O escritor japonês Haruki Murakami tem uma frase que diz qualquer coisa como: se tu pertences à maioria, podes evitar pensar numa série de coisas que são incómodas. Acho que a questão do acesso ao saneamento e à água é incómoda. Nos países que visitei, há ministros com quem falei que expressavam desconforto por eu estar a falar dos direitos das pessoas que vivem em bairros de lata, favelas, que pertencem a minorias étnicas, que são imigrantes sem papéis. É incómodo, não queremos falar sobre isso. Então, não há políticas públicas para essas pessoas, pois preferimos pensar na maioria. Por fim, acho que é preciso coragem política.
O incómodo diz apenas respeito ao acesso dessas minorias ao saneamento e à água? Ou também está ligado à dificuldade de criarmos políticas a pensar nas excreções humanas?

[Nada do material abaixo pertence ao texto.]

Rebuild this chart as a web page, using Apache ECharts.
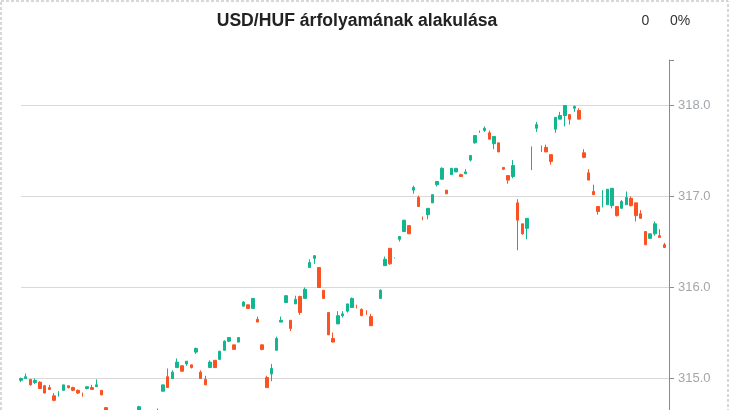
<!DOCTYPE html>
<html>
<head>
<meta charset="utf-8">
<script src="https://cdn.jsdelivr.net/npm/echarts/dist/echarts.min.js"></script>
<style>
html,body{margin:0;padding:0;background:#fff;overflow:hidden;}
#chart{width:730px;height:410px;}
</style>
</head>
<body>
<div id="chart"></div>
<script>
// Candle values (index 75 is a gap)
const opens = [314.98,315.00,314.99,314.956,314.96,314.92,314.90,314.81,314.83,314.87,
314.92,314.90,314.87,314.84,314.89,314.90,314.91,314.87,314.68,314.62,
314.55,314.48,314.52,314.45,314.50,314.50,314.62,314.55,314.58,314.55,
314.86,315.02,315.00,315.12,315.14,315.16,315.15,315.29,315.07,314.99,
315.12,315.20,315.21,315.31,315.41,315.37,315.40,315.795,315.81,315.77,
315.65,315.37,315.01,315.05,315.31,315.62,315.835,315.64,315.82,315.90,
315.88,316.22,316.32,316.22,315.97,315.725,315.44,315.60,315.69,315.74,
315.78,315.79,315.76,315.73,315.68,null,315.88,316.24,316.43,316.32,
316.53,316.615,316.68,317.07,316.99,316.77,316.80,316.93,317.13,317.19,
317.07,317.24,317.27,317.24,317.25,317.40,317.59,317.715,317.725,317.70,
317.58,317.59,317.32,317.23,317.22,316.93,316.70,316.65,317.40,317.75,
317.52,317.54,317.46,317.74,317.85,317.89,317.90,317.97,317.945,317.48,
317.26,317.055,316.89,316.95,316.91,316.90,316.89,316.87,316.91,316.98,
316.93,316.81,316.615,316.54,316.59,316.57,316.47];
const closes = [315.00,315.02,314.93,314.98,314.89,314.84,314.88,314.76,314.835,314.93,
314.90,314.87,314.84,314.835,314.91,314.88,314.93,314.82,314.60,314.55,
314.48,314.52,314.45,314.50,314.46,314.69,314.55,314.58,314.52,314.60,
314.93,314.90,315.07,315.18,315.08,315.19,315.12,315.33,315.00,314.93,
315.18,315.12,315.30,315.41,315.45,315.32,315.45,315.84,315.77,315.88,
315.62,315.32,314.90,315.11,315.44,315.64,315.91,315.55,315.87,315.725,
315.98,316.275,316.35,316.00,315.88,315.48,315.40,315.69,315.71,315.82,
315.88,315.785,315.69,315.725,315.58,null,315.97,316.31,316.26,316.325,
316.56,316.74,316.59,317.10,316.89,316.765,316.87,317.02,317.165,317.31,
317.03,317.31,317.31,317.22,317.27,317.45,317.67,317.72,317.75,317.63,
317.66,317.49,317.30,317.18,317.34,316.74,316.59,316.76,317.405,317.79,
317.515,317.49,317.385,317.87,317.89,318.00,317.85,317.99,317.85,317.43,
317.18,317.02,316.835,316.955,317.08,317.09,316.79,316.945,316.99,316.90,
316.79,316.76,316.47,316.59,316.70,316.55,316.44];
const lows = [314.96,314.995,314.92,314.94,314.89,314.84,314.88,314.75,314.80,314.87,
314.89,314.86,314.83,314.80,314.88,314.88,314.91,314.82,314.58,314.50,
314.45,314.44,314.40,314.42,314.42,314.47,314.50,314.50,314.48,314.50,
314.86,314.90,315.00,315.12,315.08,315.14,315.11,315.27,315.00,314.93,
315.12,315.12,315.21,315.31,315.40,315.32,315.40,315.795,315.77,315.77,
315.62,315.31,314.90,314.97,315.31,315.62,315.835,315.52,315.82,315.70,
315.88,316.22,316.26,316.00,315.88,315.48,315.40,315.60,315.67,315.725,
315.78,315.77,315.69,315.70,315.58,null,315.88,316.24,316.25,316.32,
316.505,316.615,316.59,317.03,316.89,316.74,316.75,316.93,317.11,317.19,
317.03,317.24,317.27,317.22,317.25,317.385,317.58,317.70,317.71,317.63,
317.52,317.49,317.29,317.14,317.20,316.41,316.58,316.53,317.29,317.71,
317.49,317.49,317.35,317.70,317.85,317.77,317.79,317.93,317.85,317.42,
317.18,317.02,316.80,316.88,316.91,316.87,316.78,316.87,316.91,316.89,
316.725,316.76,316.47,316.54,316.57,316.55,316.44];
const highs = [315.01,315.055,314.99,315.00,314.97,314.93,314.93,314.84,314.86,314.93,
314.92,314.91,314.88,314.845,314.91,314.93,314.99,314.87,314.68,314.63,
314.58,314.56,314.55,314.54,314.55,314.70,314.63,314.62,314.61,314.67,
314.93,315.11,315.09,315.22,315.14,315.19,315.15,315.34,315.09,315.03,
315.20,315.20,315.30,315.42,315.45,315.37,315.45,315.85,315.81,315.88,
315.68,315.37,315.03,315.16,315.46,315.68,315.91,315.64,315.91,315.91,
316.00,316.31,316.35,316.22,315.97,315.725,315.505,315.74,315.74,315.82,
315.89,315.81,315.77,315.75,315.71,null,315.98,316.34,316.43,316.33,
316.56,316.74,316.68,317.12,317.01,316.78,316.87,317.02,317.165,317.32,
317.07,317.31,317.31,317.25,317.30,317.45,317.67,317.725,317.77,317.725,
317.66,317.59,317.32,317.23,317.40,316.97,316.70,316.76,317.55,317.82,
317.56,317.57,317.46,317.87,317.93,318.00,317.90,318.00,317.97,317.52,
317.30,317.13,316.89,317.07,317.08,317.09,316.89,316.96,317.055,317.00,
316.93,316.85,316.615,316.59,316.725,316.64,316.49];
const categoryCount = 138;
const categories = Array.from({length: categoryCount}, (_, i) => String(i + 1));
const yRange = {min: 314, max: 318.5, step: 1};
const titleText = 'USD/HUF árfolyamának alakulása';
const changeValue = '0';
const changePercent = '0%';

const DOJI_EPS = 0.006;
const isDoji = i => opens[i] !== null && Math.abs(closes[i] - opens[i]) <= DOJI_EPS;
const bodyData = categories.map((_, i) => {
  if (i >= opens.length || opens[i] === null || isDoji(i)) return '-';
  return [opens[i], closes[i], lows[i], highs[i]];
});
const dojiData = categories.map((_, i) => {
  if (i >= opens.length || opens[i] === null || !isDoji(i)) return '-';
  return [opens[i], closes[i], lows[i], highs[i]];
});

const UP = '#13b68e', DOWN = '#fb5224';
const AXIS = '#8c8c8c';
const FONT = '"Liberation Sans", Arial, sans-serif';
const candleStyle = {color: UP, color0: DOWN, borderColor: UP, borderColor0: DOWN, borderWidth: 1};
const chart = echarts.init(document.getElementById('chart'), null, {renderer: 'canvas'});
chart.setOption({
  animation: false,
  backgroundColor: '#fff',
  grid: {left: 21, right: 61, top: 60, height: 409.5, containLabel: false, outerBoundsMode: 'none'},
  xAxis: {
    type: 'category', data: categories, boundaryGap: false,
    axisLine: {show: false}, axisTick: {show: false}, axisLabel: {show: false}, splitLine: {show: false}
  },
  yAxis: [{
    type: 'value', position: 'right', min: yRange.min, max: yRange.max, interval: yRange.step,
    axisLine: {show: true, lineStyle: {color: AXIS, width: 1}},
    axisTick: {show: true, length: 5, lineStyle: {color: AXIS}},
    axisLabel: {
      show: true, margin: 9, color: '#a3a6ab', fontSize: 13, fontFamily: FONT,
      showMaxLabel: false, showMinLabel: true,
      formatter: v => (v % 1 === 0 ? v.toFixed(1) : '')
    },
    splitLine: {show: true, showMaxLine: false, lineStyle: {color: '#d9d9d9', width: 1}}
  }, {
    // end-of-axis tick at the top of the scale
    type: 'value', position: 'right', min: yRange.min, max: yRange.max,
    interval: yRange.max - yRange.min,
    axisLine: {show: false},
    axisTick: {show: true, length: 5, lineStyle: {color: AXIS}},
    axisLabel: {show: false},
    splitLine: {show: false}
  }],
  series: [{
    type: 'candlestick',
    data: bodyData,
    barWidth: 3,
    itemStyle: candleStyle
  }, {
    type: 'candlestick',
    data: dojiData,
    barWidth: 0.3,
    itemStyle: candleStyle
  }],
  graphic: [
    {type: 'rect', silent: true, z: 100,
     shape: {x: 1, y: 1, width: 727, height: 480},
     style: {fill: 'none', stroke: '#b0b0b0', lineWidth: 1, lineDash: [3, 2]}},
    {type: 'text', silent: true, z: 100, x: 357, y: 21,
     style: {text: titleText, font: 'bold 17.6px ' + FONT, fill: '#222', textAlign: 'center', textVerticalAlign: 'middle'}},
    {type: 'text', silent: true, z: 100, x: 645.5, y: 21,
     style: {text: changeValue, font: '14px ' + FONT, fill: '#333', textAlign: 'center', textVerticalAlign: 'middle'}},
    {type: 'text', silent: true, z: 100, x: 670, y: 21,
     style: {text: changePercent, font: '14px ' + FONT, fill: '#333', textAlign: 'left', textVerticalAlign: 'middle'}}
  ]
});
</script>
</body>
</html>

Quando comecei a trabalhar nestes temas, eu própria tinha alguma dificuldade. Fomos educados a não falar de xixi e cocó à mesa. Então, quando tinha almoços com ministros, passava todo o almoço a falar de água e deixava o saneamento para depois do café. Logo percebi que isso não fazia sentido: se um dos problemas principais do país [em questão] é o saneamento, então tenho de colocar logo o tema sobre a mesa. Passei então a falar de cocó e menstruação durante as refeições. Há aqui o tabu, mas também o evitar dar más notícias. Como político, é-me mais interessante falar de tecnologia, anunciar estações de dessalinização. É bem mais sexy do que dizer que a disponibilidade de água per capita vai diminuir nas próximas décadas e que vamos ter de fazer uma gestão hídrica mais rigorosa, dando prioridade às pessoas. Quem tem coragem de fazer isso? Se queremos colocar em prática o direito humano à água, esta é a primeira coisa que os políticos têm de fazer.